Bridgewater State University authorities said yesterday they are investigating a student’s account that she was punched in the face Thursday night on campus by a woman who objected to her editorial in the school newspaper supporting same-sex marriage.
In a telephone interview yesterday, Destinie Mogg-Barkalow, 20, said that while she is openly gay, she does not believe her alleged assailant was aware of her sexual orientation. Fred Clark, executive vice president at Bridgewater State, said the school is not classifying the assault as a hate crime, but regarded it as a troubling display of intolerance directed at a fellow student’s political views.
“We will not tolerate any student or faculty member in any way impinging upon students’ rights to express themselves,’’ he said.
Mogg-Barkalow, a junior, said that she was walking near the Chapel parking lot when she was approached by a man and woman about 6 p.m.
She was wearing a T-shirt with the school newspaper’s name, the Comment.
Mogg-Barkalow said the man and woman initially seemed friendly, inquiring about her work at the newspaper.
She said the man, described as white and 6 feet 4 inches tall with short, dark hair, asked, “You work for the Comment, right?’’ He also asked if her name was Destinie; she assumed he recognized her from a photo that sometimes appears alongside her newspaper columns.
He then inquired whether she was the author of a recent editorial on same-sex marriage, which included her commentary on California’s controversial Proposition 8, a state constitutional amendment that banned same-sex marriage.
An appeals court ruled this month that Proposition 8 is unconstitutional.
When Mogg-Barkalow confirmed she was the author, the woman - described as white, 5 feet 2 inches tall, and slender, with dyed red hair and a nose ring - punched the writer’s right eye.
The couple giggled and walked away after the encounter, according to Mogg-Barkalow.
Mogg-Barkalow said she was stunned.
“I really didn’t see this coming,’’ said the student, who grew up near Houston, before coming to Massachusetts for college. “They seemed very nice. I didn’t feel threatened. It was this weird encounter.’’
The editor of the school newspaper, Mary Polleys, said Mogg-Barkalow came into the campus newspaper office about 20 minutes after the alleged assault. Polleys and several other students were there.
Polleys said Mogg-Barkalow appeared more in emotional shock than physical pain. Walking into the office with a reddened eye, the writer said, “I just got punched in the face,’’ according to Polleys.
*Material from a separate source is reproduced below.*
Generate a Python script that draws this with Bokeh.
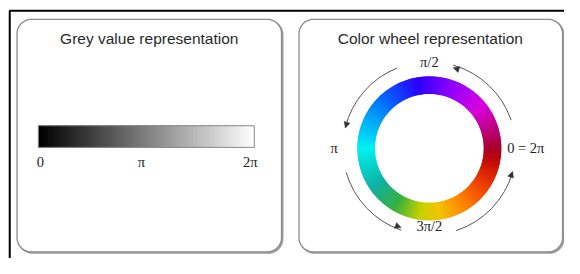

Clark said Mogg-Barkalow did not seek medical attention.
The newspaper editor called campus police immediately, and officers responded within minutes to question Mogg-Barkalow.
She provided a detailed description of the man and woman, and police may release a composite sketch if they cannot locate the alleged pair through a review of student identification photos.
Mogg-Barkalow, a political science major who also works full time at an electronics store, lives off campus with her parents, both of whom teach at the school.
Polleys said she saw Mogg-Barkalow yesterday, and her reddened eye had bruised.
Mogg-Barkalow said she plans to continue to attend classes as usual and does not see the violent encounter as suggesting the campus is unsafe.
Clark, affiliated with the school for two decades, said he had never heard of a student being assaulted for exercising the right to free speech.
“I don’t recall that ever happening at Bridgewater State,’’ he said.